About the review
This systematic review evaluates the scientific literature on bites published until June 2014.
It aims to answer the following clinical question:
- Is this an abusive bite?
The review attempts to answer this question by exploring the epidemiology of childhood bites in the literature and identifying the specific features which suggest that a skin lesion on a child is a bite.
The implications for practice and research, and other useful references are included in the review.
- A human bite on a child should be suspected if there is any 2-5cm oval/circular injury, with a circumscribed annular border, with or without central ecchymosis.
- Any suspicious lesion must have photographs taken with a right-angled measuring device and these need to be taken in each plane if the injury is on a curved surface.
- Early referral of suspicious injuries to forensic dentists is mandatory to enable possible identification of a specific perpetrator.

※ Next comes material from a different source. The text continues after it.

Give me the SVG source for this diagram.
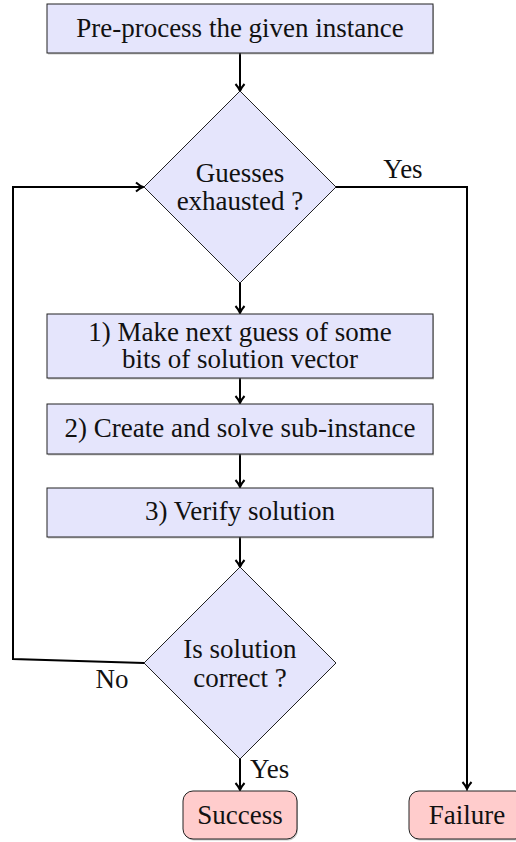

Disclaimer: This is a summary of the systematic review findings up to the date of our most recent literature search. If you have a specific clinical case, we strongly recommend you read all of the relevant references as cited and look for additional material published outside our search dates
Original reviews and content © Cardiff University, funded by NSPCC
While the format of each review has been revised to fit the style of the College and amalgamated into a comprehensive document, the content remains unchanged until reviewed and new evidence is identified and added to the evidence-base. Updated content will be indicated on individual review pages.